▶ **GIVEN INSTRUCTION**: All of the lines below are to be printed again exactly; images are excluded from the output.

════

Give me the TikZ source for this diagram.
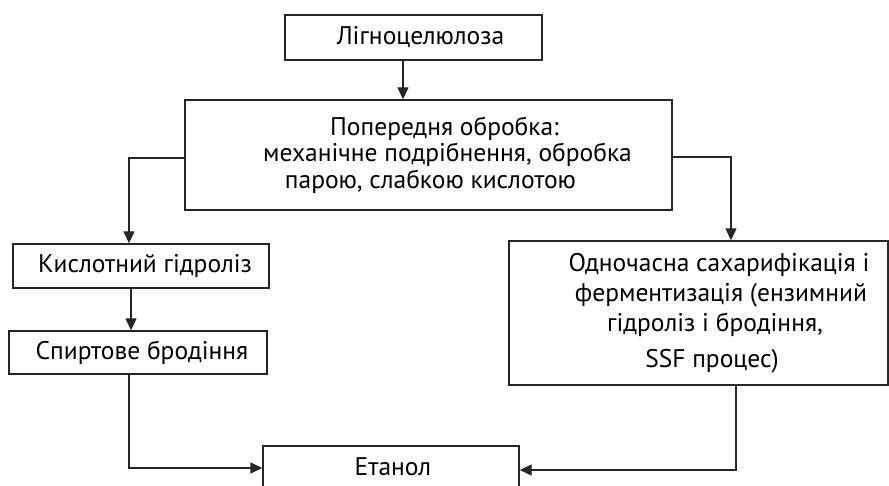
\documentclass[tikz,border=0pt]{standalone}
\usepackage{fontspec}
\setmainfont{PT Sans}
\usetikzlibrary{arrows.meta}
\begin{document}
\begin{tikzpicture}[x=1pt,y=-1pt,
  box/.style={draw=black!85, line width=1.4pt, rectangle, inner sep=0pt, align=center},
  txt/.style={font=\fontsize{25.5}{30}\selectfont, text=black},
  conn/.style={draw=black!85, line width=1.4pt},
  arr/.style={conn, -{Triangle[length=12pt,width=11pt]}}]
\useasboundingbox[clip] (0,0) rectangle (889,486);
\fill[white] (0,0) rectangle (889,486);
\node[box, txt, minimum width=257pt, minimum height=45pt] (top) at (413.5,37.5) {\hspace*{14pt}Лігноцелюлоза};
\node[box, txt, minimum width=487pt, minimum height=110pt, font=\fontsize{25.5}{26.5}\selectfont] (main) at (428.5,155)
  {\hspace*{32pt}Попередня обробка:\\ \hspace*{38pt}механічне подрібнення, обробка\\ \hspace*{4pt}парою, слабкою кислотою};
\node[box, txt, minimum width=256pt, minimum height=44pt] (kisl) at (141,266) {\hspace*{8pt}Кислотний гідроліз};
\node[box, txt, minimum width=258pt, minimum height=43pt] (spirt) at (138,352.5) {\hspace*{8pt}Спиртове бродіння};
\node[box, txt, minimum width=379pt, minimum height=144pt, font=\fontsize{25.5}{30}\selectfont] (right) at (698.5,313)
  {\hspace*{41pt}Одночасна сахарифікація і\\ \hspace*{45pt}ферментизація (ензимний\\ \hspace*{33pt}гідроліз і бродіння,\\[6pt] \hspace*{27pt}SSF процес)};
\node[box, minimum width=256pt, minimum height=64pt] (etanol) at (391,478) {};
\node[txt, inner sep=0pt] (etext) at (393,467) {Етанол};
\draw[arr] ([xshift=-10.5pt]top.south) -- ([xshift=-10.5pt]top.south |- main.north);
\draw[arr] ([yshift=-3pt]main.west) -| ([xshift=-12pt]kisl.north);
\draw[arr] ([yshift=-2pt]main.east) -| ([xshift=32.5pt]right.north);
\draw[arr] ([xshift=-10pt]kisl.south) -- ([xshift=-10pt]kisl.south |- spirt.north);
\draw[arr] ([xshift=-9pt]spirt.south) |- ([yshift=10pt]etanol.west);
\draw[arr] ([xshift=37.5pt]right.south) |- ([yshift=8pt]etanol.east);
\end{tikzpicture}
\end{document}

════

▶ **RIGHT ANSWER**:
Give me the TikZ source for this diagram.
\documentclass[tikz,border=0pt]{standalone}
\usepackage{fontspec}
\setmainfont{PT Sans}
\usetikzlibrary{arrows.meta}
\begin{document}
\begin{tikzpicture}[x=1pt,y=-1pt,
  box/.style={draw=black!85, line width=1.4pt, rectangle, inner sep=0pt, align=center},
  txt/.style={font=\fontsize{25.5}{30}\selectfont, text=black},
  conn/.style={draw=black!85, line width=1.4pt},
  arr/.style={conn, -{Triangle[length=12pt,width=11pt]}}]
\useasboundingbox[clip] (0,0) rectangle (889,486);
\fill[white] (0,0) rectangle (889,486);
\node[box, txt, minimum width=257pt, minimum height=45pt] (top) at (413.5,37.5) {\hspace*{14pt}Лігноцелюлоза};
\node[box, txt, minimum width=487pt, minimum height=110pt, font=\fontsize{25.5}{26.5}\selectfont] (main) at (428.5,155)
  {\hspace*{32pt}Попередня обробка:\\ \hspace*{38pt}механічне подрібнення, обробка\\ \hspace*{4pt}парою, слабкою кислотою};
\node[box, txt, minimum width=256pt, minimum height=44pt] (kisl) at (141,266) {\hspace*{8pt}Кислотний гідроліз};
\node[box, txt, minimum width=258pt, minimum height=43pt] (spirt) at (138,352.5) {\hspace*{8pt}Спиртове бродіння};
\node[box, txt, minimum width=379pt, minimum height=144pt, font=\fontsize{25.5}{30}\selectfont] (right) at (698.5,313)
  {\hspace*{41pt}Одночасна сахарифікація і\\ \hspace*{45pt}ферментизація (ензимний\\ \hspace*{33pt}гідроліз і бродіння,\\[6pt] \hspace*{27pt}SSF процес)};
\node[box, minimum width=256pt, minimum height=64pt] (etanol) at (391,478) {};
\node[txt, inner sep=0pt] (etext) at (393,467) {Етанол};
\draw[arr] ([xshift=-10.5pt]top.south) -- ([xshift=-10.5pt]top.south |- main.north);
\draw[arr] ([yshift=-3pt]main.west) -| ([xshift=-12pt]kisl.north);
\draw[arr] ([yshift=-2pt]main.east) -| ([xshift=32.5pt]right.north);
\draw[arr] ([xshift=-10pt]kisl.south) -- ([xshift=-10pt]kisl.south |- spirt.north);
\draw[arr] ([xshift=-9pt]spirt.south) |- ([yshift=10pt]etanol.west);
\draw[arr] ([xshift=37.5pt]right.south) |- ([yshift=8pt]etanol.east);
\end{tikzpicture}
\end{document}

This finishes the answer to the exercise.